• **REQUIRED TASK**
Retype the whole listing verbatim and keep the pictures out of it.
>>>
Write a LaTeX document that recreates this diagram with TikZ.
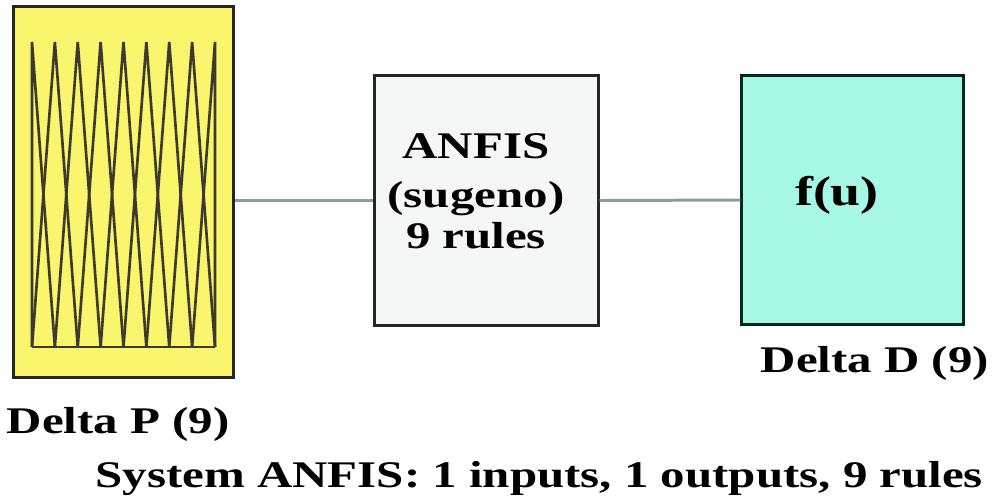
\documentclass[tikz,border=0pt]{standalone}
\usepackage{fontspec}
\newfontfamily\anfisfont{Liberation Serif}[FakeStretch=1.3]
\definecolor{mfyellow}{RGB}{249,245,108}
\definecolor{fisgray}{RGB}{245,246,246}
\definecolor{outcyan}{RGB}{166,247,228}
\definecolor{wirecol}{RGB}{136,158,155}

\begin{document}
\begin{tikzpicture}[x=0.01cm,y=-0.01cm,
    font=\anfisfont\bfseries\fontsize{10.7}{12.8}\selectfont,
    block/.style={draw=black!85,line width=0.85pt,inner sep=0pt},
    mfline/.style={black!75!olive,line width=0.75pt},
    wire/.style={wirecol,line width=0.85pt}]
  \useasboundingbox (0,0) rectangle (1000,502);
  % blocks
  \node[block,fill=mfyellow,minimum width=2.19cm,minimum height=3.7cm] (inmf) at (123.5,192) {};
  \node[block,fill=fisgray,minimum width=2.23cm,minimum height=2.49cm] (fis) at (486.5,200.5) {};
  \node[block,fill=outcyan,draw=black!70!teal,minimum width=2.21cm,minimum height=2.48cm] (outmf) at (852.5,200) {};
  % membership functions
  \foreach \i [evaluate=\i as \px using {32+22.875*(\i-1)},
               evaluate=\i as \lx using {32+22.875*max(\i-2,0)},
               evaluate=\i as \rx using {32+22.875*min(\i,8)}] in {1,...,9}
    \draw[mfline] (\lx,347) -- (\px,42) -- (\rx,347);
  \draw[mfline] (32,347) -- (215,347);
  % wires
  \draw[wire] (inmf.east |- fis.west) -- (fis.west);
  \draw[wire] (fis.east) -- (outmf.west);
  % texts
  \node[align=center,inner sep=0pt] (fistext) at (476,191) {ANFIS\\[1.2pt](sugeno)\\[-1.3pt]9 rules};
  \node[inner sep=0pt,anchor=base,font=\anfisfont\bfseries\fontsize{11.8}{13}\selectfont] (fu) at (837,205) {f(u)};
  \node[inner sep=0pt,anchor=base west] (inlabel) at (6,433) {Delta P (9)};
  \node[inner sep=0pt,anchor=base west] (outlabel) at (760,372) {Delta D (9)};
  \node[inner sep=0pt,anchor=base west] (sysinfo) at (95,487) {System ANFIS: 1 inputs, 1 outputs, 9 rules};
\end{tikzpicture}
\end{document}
<<<
• **FINISHED TASK**
Write a LaTeX document that recreates this diagram with TikZ.
\documentclass[tikz,border=0pt]{standalone}
\usepackage{fontspec}
\newfontfamily\anfisfont{Liberation Serif}[FakeStretch=1.3]
\definecolor{mfyellow}{RGB}{249,245,108}
\definecolor{fisgray}{RGB}{245,246,246}
\definecolor{outcyan}{RGB}{166,247,228}
\definecolor{wirecol}{RGB}{136,158,155}

\begin{document}
\begin{tikzpicture}[x=0.01cm,y=-0.01cm,
    font=\anfisfont\bfseries\fontsize{10.7}{12.8}\selectfont,
    block/.style={draw=black!85,line width=0.85pt,inner sep=0pt},
    mfline/.style={black!75!olive,line width=0.75pt},
    wire/.style={wirecol,line width=0.85pt}]
  \useasboundingbox (0,0) rectangle (1000,502);
  % blocks
  \node[block,fill=mfyellow,minimum width=2.19cm,minimum height=3.7cm] (inmf) at (123.5,192) {};
  \node[block,fill=fisgray,minimum width=2.23cm,minimum height=2.49cm] (fis) at (486.5,200.5) {};
  \node[block,fill=outcyan,draw=black!70!teal,minimum width=2.21cm,minimum height=2.48cm] (outmf) at (852.5,200) {};
  % membership functions
  \foreach \i [evaluate=\i as \px using {32+22.875*(\i-1)},
               evaluate=\i as \lx using {32+22.875*max(\i-2,0)},
               evaluate=\i as \rx using {32+22.875*min(\i,8)}] in {1,...,9}
    \draw[mfline] (\lx,347) -- (\px,42) -- (\rx,347);
  \draw[mfline] (32,347) -- (215,347);
  % wires
  \draw[wire] (inmf.east |- fis.west) -- (fis.west);
  \draw[wire] (fis.east) -- (outmf.west);
  % texts
  \node[align=center,inner sep=0pt] (fistext) at (476,191) {ANFIS\\[1.2pt](sugeno)\\[-1.3pt]9 rules};
  \node[inner sep=0pt,anchor=base,font=\anfisfont\bfseries\fontsize{11.8}{13}\selectfont] (fu) at (837,205) {f(u)};
  \node[inner sep=0pt,anchor=base west] (inlabel) at (6,433) {Delta P (9)};
  \node[inner sep=0pt,anchor=base west] (outlabel) at (760,372) {Delta D (9)};
  \node[inner sep=0pt,anchor=base west] (sysinfo) at (95,487) {System ANFIS: 1 inputs, 1 outputs, 9 rules};
\end{tikzpicture}
\end{document}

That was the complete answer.